Prometheus, a pseudo-prequel to the Alien franchise hit theaters on June 8th and just became available on DVD, Blu-ray, and Blu-ray 3D. Among the many special extras included is Scott’s own feature-length audio commentary, wherein he provides a brief update about the status of his upcoming Blade Runner sequel.

“I’m going through Blade Runner now,” Scott says, likening the process to his work on Prometheus. “You start off with a blank sheet and you start to evolve. Sometimes you walk into this wilderness of mirrors that don’t make any sense at all. Then, suddenly, two and two do make four and you think, ‘Oh, that’s good,’ and you put that up there. It’s a series of paving stones.”

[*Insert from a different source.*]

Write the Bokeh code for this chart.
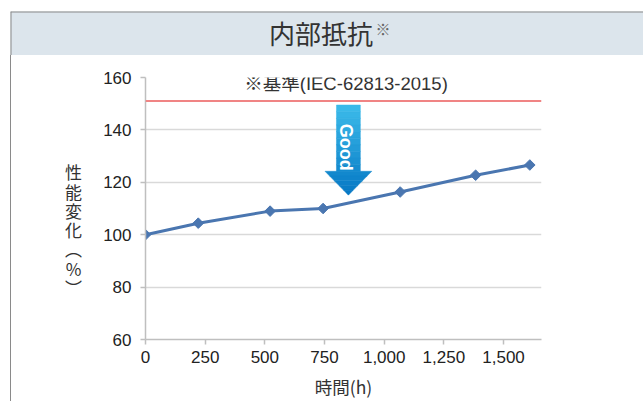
import numpy as np
from bokeh.plotting import figure
from bokeh.layouts import column, row
from bokeh.models import (Range1d, FixedTicker, NumeralTickFormatter, Span, Label,
                          ColumnDataSource)
from bokeh.embed import file_html
from bokeh.resources import INLINE

# ---- data ----
hours = [0, 221, 522, 744, 1067, 1383, 1610]
performance = [100.0, 104.4, 109.0, 110.0, 116.3, 122.7, 126.6]
x_ticks = [0, 250, 500, 750, 1000, 1250, 1500]
y_ticks = [60, 80, 100, 120, 140, 160]
threshold = 151
title_text = "内部抵抗"
title_mark = "※"
threshold_label = "※基準(IEC-62813-2015)"
x_label = "時間(h)"
y_label = "性\n能\n変\n化\n︵\n%\n︶"

# arrow ("Good") geometry in data units
arrow_x = 850
arrow_top = 149.5
arrow_head_base = 124.2
arrow_tip = 115.1
shaft_half = 50
head_half = 98

JP = "Noto Sans CJK JP"
NUM = "Liberation Sans"
MIX = "'Liberation Sans', 'Noto Sans CJK JP'"
BORDER = "#8a8a8a"
TEXT = "#333333"

# ---------------- header band ----------------
head = figure(width=643, height=55, output_backend="svg", toolbar_location=None,
              x_range=Range1d(0, 1), y_range=Range1d(0, 1),
              x_axis_location=None, y_axis_location=None,
              min_border_left=10, min_border_top=11, min_border_right=0,
              min_border_bottom=0)
head.grid.visible = False
head.outline_line_color = None
head.background_fill_color = "#dce5ec"
head.border_fill_color = "white"
head.add_layout(Span(location=0, dimension="height", line_color=BORDER, line_width=2))
head.add_layout(Span(location=1, dimension="width", line_color=BORDER, line_width=2))
head.add_layout(Label(x=320.5, y=32, x_units="canvas", y_units="canvas",
                      text=title_text, text_align="center", text_baseline="middle",
                      text_font=JP, text_font_size="26px", text_color=TEXT))
head.add_layout(Label(x=375, y=28, x_units="canvas", y_units="canvas",
                      text=title_mark, text_align="left", text_baseline="middle",
                      text_font=JP, text_font_size="15px", text_color="#666666"))

# ---------------- left strip (y label) ----------------
side = figure(width=100, height=346, output_backend="svg", toolbar_location=None,
              x_range=Range1d(0, 1), y_range=Range1d(0, 1),
              x_axis_location=None, y_axis_location=None,
              min_border_left=10, min_border_top=0, min_border_right=0,
              min_border_bottom=0)
side.grid.visible = False
side.outline_line_color = None
side.background_fill_color = None
side.border_fill_color = None
side.add_layout(Label(x=73, y=174, x_units="canvas", y_units="canvas",
                      text=y_label, text_align="center", text_baseline="middle",
                      text_font=JP, text_font_size="17px", text_color=TEXT,
                      text_line_height=0.77))

# ---------------- chart ----------------
p = figure(width=543, height=346, output_backend="svg", toolbar_location=None,
           x_range=Range1d(0, 1659), y_range=Range1d(60, 160),
           min_border_left=44, min_border_right=102, min_border_top=22,
           min_border_bottom=62)
p.outline_line_color = None
p.background_fill_color = "white"
p.border_fill_color = None

p.xgrid.grid_line_color = None
p.ygrid.grid_line_color = "#d9d9d9"
p.ygrid.grid_line_width = 1.5
p.ygrid.ticker = FixedTicker(ticks=y_ticks)

p.xaxis.ticker = FixedTicker(ticks=x_ticks)
p.xaxis.formatter = NumeralTickFormatter(format="0,0")
p.yaxis.ticker = FixedTicker(ticks=y_ticks)
for ax in (p.xaxis, p.yaxis):
    ax.axis_line_color = "#bfbfbf"
    ax.axis_line_width = 1.5
    ax.major_tick_line_color = "#bfbfbf"
    ax.major_tick_line_width = 1.5
    ax.major_tick_out = 5
    ax.major_tick_in = 0
    ax.minor_tick_line_color = None
    ax.major_label_text_font = NUM
    ax.major_label_text_font_size = "17px"
    ax.major_label_text_color = "#222222"
p.xaxis.major_label_standoff = 6
p.yaxis.major_label_standoff = 9

p.xaxis.axis_label = x_label
p.xaxis.axis_label_text_font = JP
p.xaxis.axis_label_text_font_size = "17.5px"
p.xaxis.axis_label_text_font_style = "normal"
p.xaxis.axis_label_text_color = TEXT
p.xaxis.axis_label_standoff = 8

# threshold line and its label
p.add_layout(Span(location=threshold, dimension="width", line_color="#f08484",
                  line_width=2))
p.add_layout(Label(x=arrow_x - 10, y=157.6, text=threshold_label, text_align="center",
                   text_baseline="middle", text_font=MIX, text_font_size="18.5px",
                   text_color=TEXT, background_fill_color="white"))

# gradient arrow
c_top = np.array([0x3c, 0xbc, 0xeb])
c_bot = np.array([0x06, 0x78, 0xc4])
def col(t):
    c = (c_top + (c_bot - c_top) * t).astype(int)
    return "#%02x%02x%02x" % tuple(c)

n_shaft = 10
total = arrow_top - arrow_tip
xs, ys, cs = [], [], []
edges = np.linspace(arrow_top, arrow_head_base, n_shaft + 1)
for i in range(n_shaft):
    y0, y1 = edges[i], edges[i + 1]
    xs.append([arrow_x - shaft_half, arrow_x + shaft_half, arrow_x + shaft_half, arrow_x - shaft_half])
    ys.append([y0, y0, y1 - 0.05, y1 - 0.05])
    cs.append(col((arrow_top - (y0 + y1) / 2) / total))
n_head = 5
hedges = np.linspace(arrow_head_base, arrow_tip, n_head + 1)
for i in range(n_head):
    y0, y1 = hedges[i], hedges[i + 1]
    w0 = head_half * (y0 - arrow_tip) / (arrow_head_base - arrow_tip)
    w1 = head_half * (y1 - arrow_tip) / (arrow_head_base - arrow_tip)
    xs.append([arrow_x - w0, arrow_x + w0, arrow_x + w1, arrow_x - w1])
    ys.append([y0, y0, y1, y1])
    cs.append(col((arrow_top - (y0 + y1) / 2) / total))
p.patches(xs, ys, fill_color=cs, line_color=cs, line_width=0.5)

p.add_layout(Label(x=arrow_x - 8, y=133.4, text="Good", angle=-np.pi / 2,
                   text_align="center", text_baseline="middle", text_font=NUM,
                   text_font_style="bold", text_font_size="18px", text_color="white"))

# data series
src = ColumnDataSource(dict(x=hours, y=performance))
p.line("x", "y", source=src, line_color="#4a76b0", line_width=3)
p.scatter("x", "y", source=src, marker="square", angle=np.pi / 4, size=7.5,
          fill_color="#4a76b0", line_color="#4a76b0")

body = row(side, p, spacing=0)
# left edge of the panel frame continues below the header band
body.styles = {"background": "linear-gradient(to right, white 10px, #8a8a8a 10px, "
                             "#8a8a8a 11px, white 11px)"}
layout = column(head, body, spacing=0)
open("out.html", "w").write(file_html(layout, INLINE))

What that “wilderness of mirrors” says to us is that as of October, Scott was still working on what is likely the early stages of a script. And though we can confirm a Blade Runner sequel has been green-lighted, it appears very unlikely that we’ll be sitting down with popcorn to find out if Harrison Ford makes an appearance or not any sooner than early 2014.

That’s quite all right Mr. Scott. Take your time. You are fiddling with a cinematic icon there.

But, my replicant covetors, fear not – we have a little something to hold you over…

From Madrid, Spain, award-winning author Rosa Montero spins a futuristic tale also set in Rick Deckard’s replicant-populated world, but told from the replicant’s point of view.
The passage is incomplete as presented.